Three years earlier a German publisher had sought Tolkien’s permission to issue a German translation, as part of which under Nazi law the author was required to provide assurance that he was acceptably Aryan.
“I am not of Aryan extraction: that is Indo-Iranian and as far as I am aware none of my ancestors spoke Hindustani, Persian, Gypsy or any related dialect,” Tolkien responded. “But if I am to understand that you are enquiring whether I am of Jewish origin, I can only reply that I regret that I appear to have no ancestors from that gifted people.”
While far-right organisations in other countries have embraced Lord of the Rings – a decade ago the BNP’s youth wing declared the film adaptations as essential viewing for “everyone who is in the slightest bit stirred by the feelings of our racial and national struggle to win back our homeland” – it is in Italy where that expression has been adopted most forcefully, with Meloni its highest-profile advocate.
When she attended the Hobbit Camps herself in the early 1990s, Meloni and her political associates would dress up as their favourite characters and cosplay in local schools. They took on nicknames drawn from Tolkien’s characters and, as she writes in her memoir, they would gather at the “sounding of the horn of Boromir” for cultural and political discussions.
Beyond Meloni, Italy’s highest profile Tolkien aficionado is the journalist and scholar of fantasy literature Giovanni de Turris, who wrote in his introduction to a 1991 translation of a biography of Tolkien that in the author’s work “you find exalted all the values that fascists and the traditional Italian right admire: spirituality, community, comradeship, order, adventure, heroism, a warrior spirit, the struggle against evil, a sense of duty and of mission, the heroism of the ordinary man; all those values, in fact, rejected by contemporary western society”.
In 2011 De Turris faced widespread criticism for having written prefaces to two works by Gianluca Casseri, a man with links to far-right organisations who ran a newsletter for Tolkien fans and who shot himself after murdering two Senegalese street traders in a racially motivated attack in Florence.
Yet while it is straightforward to see why Tolkien’s work might resonate with the far-right, the simplicity of the storytelling at its heart has seen him claimed by a range of ideologies. He was co-opted by the left in the 1960s for what they saw as warnings of the dangers of imperialism and the consequences of environmental destruction. When the Harry Potter novels became a phenomenon, American evangelicals held up Tolkien as an acceptable alternative to the paganism and witchcraft they perceived in JK Rowling’s work. Add in environmentalists, libertarians and pacifists and it’s clear how the Lord of the Rings cycle can be all things to all people.
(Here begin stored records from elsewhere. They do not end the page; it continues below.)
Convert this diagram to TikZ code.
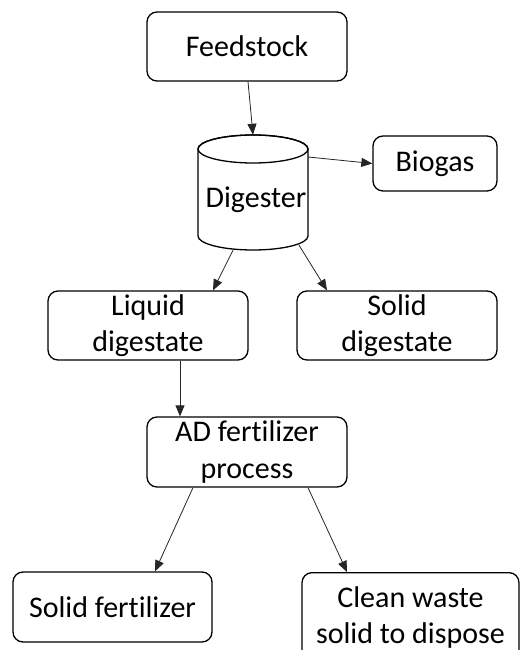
\documentclass[tikz,border=0pt]{standalone}
\usepackage{fontspec}
\setmainfont{Carlito}[RawFeature=-liga]
\usetikzlibrary{arrows.meta}
\tikzset{
  box/.style={draw=black, line width=1.3pt, rounded corners=10pt, fill=white,
    align=center, inner sep=0pt, font=\fontsize{30}{36.5}\selectfont},
  arr/.style={draw=black!85, line width=0.8pt, -{Triangle[length=11pt,width=9pt]}}
}
\begin{document}
\begin{tikzpicture}[x=1pt,y=1pt]
  \clip (0,0) rectangle (520,-650);
  \fill[white] (0,0) rectangle (520,-650);

  % process boxes
  \node[box, minimum width=200pt, minimum height=69pt] (feed) at (247,-46.5) {Feedstock};
  \node[box, minimum width=124pt, minimum height=55pt] (gas) at (435,-163.5) {Biogas};
  \node[box, minimum width=200pt, minimum height=69pt] (liq) at (148,-325.5) {Liquid\\digestate};
  \node[box, minimum width=200pt, minimum height=69pt] (sol) at (397,-325.5) {Solid\\digestate};
  \node[box, minimum width=200pt, minimum height=70pt] (adf) at (247,-452) {AD fertilizer\\process};
  \node[box, minimum width=199pt, minimum height=70pt] (sfert) at (112.5,-607) {Solid fertilizer};
  \node[box, minimum width=217pt, minimum height=90pt, anchor=north] (waste) at (410.5,-572) {Clean waste\\solid to dispose};

  % digester tank
  \draw[line width=1.3pt, fill=white]
    (198,-149) -- (198,-236) arc[start angle=180, end angle=360, x radius=55, y radius=14]
    -- (308,-149) arc[start angle=0, end angle=180, x radius=55, y radius=14] -- cycle;
  \draw[line width=1.3pt] (253,-149) ellipse[x radius=55, y radius=14];
  \node[minimum width=110pt, minimum height=115pt, inner sep=0pt] (dig) at (253,-192.5) {};
  \node[font=\fontsize{30}{36}\selectfont, anchor=base, inner sep=0pt] (diglabel) at (256,-207) {Digester};

  % flows
  \draw[arr] ([xshift=1pt]feed.south) -- (dig.north);
  \draw[arr] ([yshift=35.5pt]dig.east) -- (gas.west);
  \draw[arr] ([xshift=-20pt]dig.south) -- ([xshift=65pt]liq.north);
  \draw[arr] ([xshift=46pt,yshift=5pt]dig.south) -- ([xshift=-70pt]sol.north);
  \draw[arr] ([xshift=32pt]liq.south) -- ([xshift=-67pt]adf.north);
  \draw[arr] ([xshift=-54pt]adf.south) -- ([xshift=42.5pt]sfert.north);
  \draw[arr] ([xshift=61pt]adf.south) -- ([xshift=-63.5pt]waste.north);
\end{tikzpicture}
\end{document}
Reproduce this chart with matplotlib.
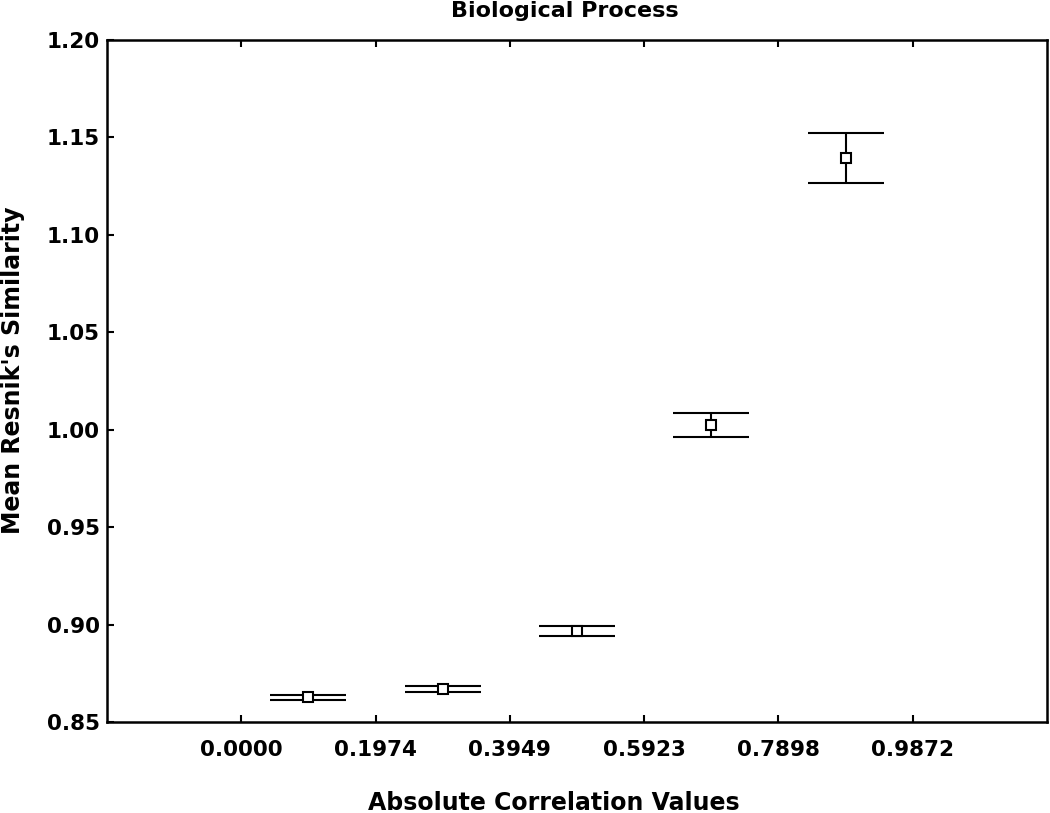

Thanks to Meloni, however, Tolkien is in danger of becoming embedded as an acceptable face of the far-right, something to which the tweedy, pipe-smoking academic would have taken great exception.
“I cordially dislike allegory in all its manifestations,” he said, “and always have done so since I grew old and wary enough to detect its presence.”
These are words to bear in mind when recalling the last Fratelli d’Italia rally on the eve of Meloni’s election victory last year, when the actor Pino Insegno, who provides the voice of Aragorn in the Italian-dubbed versions of the Lord of the Rings films, introduced the party leader with a bastardised version of Aragorn’s battle cry from The Return of the King, “Sons of Rohan, my brothers, people of Rome – the day of defeat may come, but it is not this day!”
Suddenly Rishi Sunak’s penchant for Jilly Cooper’s bonkbusters seems almost charming.